### Data lines
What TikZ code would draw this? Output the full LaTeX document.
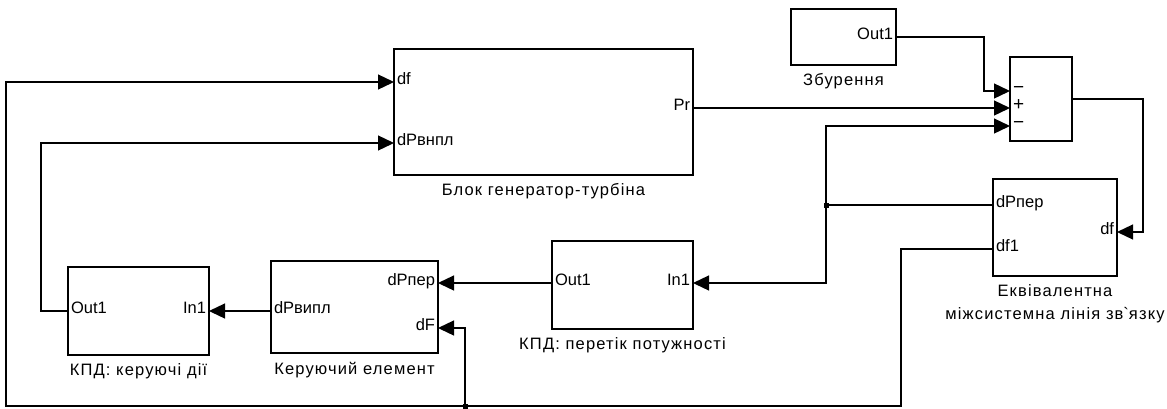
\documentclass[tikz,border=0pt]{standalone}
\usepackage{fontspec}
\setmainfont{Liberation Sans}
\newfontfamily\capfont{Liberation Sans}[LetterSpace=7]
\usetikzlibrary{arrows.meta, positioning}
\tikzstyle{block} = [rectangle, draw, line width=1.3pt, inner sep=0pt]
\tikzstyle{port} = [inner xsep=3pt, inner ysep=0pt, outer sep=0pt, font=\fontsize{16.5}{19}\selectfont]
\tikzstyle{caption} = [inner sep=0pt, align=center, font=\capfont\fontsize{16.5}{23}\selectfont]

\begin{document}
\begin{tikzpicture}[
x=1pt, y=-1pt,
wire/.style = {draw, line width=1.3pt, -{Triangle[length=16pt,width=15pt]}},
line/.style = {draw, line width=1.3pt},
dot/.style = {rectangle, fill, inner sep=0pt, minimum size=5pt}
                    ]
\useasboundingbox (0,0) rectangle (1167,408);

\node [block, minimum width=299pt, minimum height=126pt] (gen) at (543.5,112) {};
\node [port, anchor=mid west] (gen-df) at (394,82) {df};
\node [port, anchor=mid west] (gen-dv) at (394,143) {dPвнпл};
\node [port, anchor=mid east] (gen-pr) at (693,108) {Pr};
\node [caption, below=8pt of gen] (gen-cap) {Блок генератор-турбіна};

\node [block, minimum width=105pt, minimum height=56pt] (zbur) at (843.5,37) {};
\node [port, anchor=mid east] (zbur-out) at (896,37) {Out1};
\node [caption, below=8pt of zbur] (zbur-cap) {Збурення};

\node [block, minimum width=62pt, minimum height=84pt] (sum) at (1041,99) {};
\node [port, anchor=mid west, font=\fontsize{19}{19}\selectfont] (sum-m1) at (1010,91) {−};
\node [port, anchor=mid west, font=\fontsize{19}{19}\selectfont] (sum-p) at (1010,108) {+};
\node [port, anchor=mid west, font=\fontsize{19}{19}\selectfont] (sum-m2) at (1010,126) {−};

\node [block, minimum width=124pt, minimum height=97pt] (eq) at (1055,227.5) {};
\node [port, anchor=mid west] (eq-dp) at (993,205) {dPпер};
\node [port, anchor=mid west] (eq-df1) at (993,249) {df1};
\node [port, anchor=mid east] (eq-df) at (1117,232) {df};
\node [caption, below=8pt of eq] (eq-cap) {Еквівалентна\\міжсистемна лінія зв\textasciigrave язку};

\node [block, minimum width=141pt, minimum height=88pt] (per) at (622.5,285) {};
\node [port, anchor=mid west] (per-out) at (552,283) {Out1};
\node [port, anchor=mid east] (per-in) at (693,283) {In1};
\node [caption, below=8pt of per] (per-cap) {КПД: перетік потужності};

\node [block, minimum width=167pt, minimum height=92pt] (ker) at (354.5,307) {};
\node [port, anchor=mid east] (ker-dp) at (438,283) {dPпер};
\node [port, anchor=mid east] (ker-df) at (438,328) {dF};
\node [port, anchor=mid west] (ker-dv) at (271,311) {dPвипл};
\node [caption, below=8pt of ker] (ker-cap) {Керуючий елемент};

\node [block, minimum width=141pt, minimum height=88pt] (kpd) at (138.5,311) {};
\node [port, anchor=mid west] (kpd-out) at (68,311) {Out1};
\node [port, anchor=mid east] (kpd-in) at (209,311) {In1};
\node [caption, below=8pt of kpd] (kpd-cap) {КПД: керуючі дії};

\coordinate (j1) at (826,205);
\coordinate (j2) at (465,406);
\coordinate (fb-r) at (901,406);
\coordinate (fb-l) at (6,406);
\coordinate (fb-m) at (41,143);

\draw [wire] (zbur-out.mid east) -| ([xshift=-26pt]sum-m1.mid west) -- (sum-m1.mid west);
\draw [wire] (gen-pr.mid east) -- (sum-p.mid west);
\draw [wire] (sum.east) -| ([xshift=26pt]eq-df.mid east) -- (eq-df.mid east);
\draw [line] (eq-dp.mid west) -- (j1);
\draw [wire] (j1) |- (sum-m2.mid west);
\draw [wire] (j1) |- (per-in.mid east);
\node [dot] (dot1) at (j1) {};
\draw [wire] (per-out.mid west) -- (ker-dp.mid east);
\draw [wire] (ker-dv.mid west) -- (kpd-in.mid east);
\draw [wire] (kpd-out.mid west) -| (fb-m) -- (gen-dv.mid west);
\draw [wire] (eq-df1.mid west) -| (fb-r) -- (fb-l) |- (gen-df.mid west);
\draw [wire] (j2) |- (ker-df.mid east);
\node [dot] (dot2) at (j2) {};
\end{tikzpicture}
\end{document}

### Work to complete
Leave the pictures out and please restate exactly the lines running from the start of the material through the one with "below=8pt of gen]".

### Exercise output
What TikZ code would draw this? Output the full LaTeX document.
\documentclass[tikz,border=0pt]{standalone}
\usepackage{fontspec}
\setmainfont{Liberation Sans}
\newfontfamily\capfont{Liberation Sans}[LetterSpace=7]
\usetikzlibrary{arrows.meta, positioning}
\tikzstyle{block} = [rectangle, draw, line width=1.3pt, inner sep=0pt]
\tikzstyle{port} = [inner xsep=3pt, inner ysep=0pt, outer sep=0pt, font=\fontsize{16.5}{19}\selectfont]
\tikzstyle{caption} = [inner sep=0pt, align=center, font=\capfont\fontsize{16.5}{23}\selectfont]

\begin{document}
\begin{tikzpicture}[
x=1pt, y=-1pt,
wire/.style = {draw, line width=1.3pt, -{Triangle[length=16pt,width=15pt]}},
line/.style = {draw, line width=1.3pt},
dot/.style = {rectangle, fill, inner sep=0pt, minimum size=5pt}
                    ]
\useasboundingbox (0,0) rectangle (1167,408);

\node [block, minimum width=299pt, minimum height=126pt] (gen) at (543.5,112) {};
\node [port, anchor=mid west] (gen-df) at (394,82) {df};
\node [port, anchor=mid west] (gen-dv) at (394,143) {dPвнпл};
\node [port, anchor=mid east] (gen-pr) at (693,108) {Pr};
\node [caption, below=8pt of gen] (gen-cap) {Блок генератор-турбіна};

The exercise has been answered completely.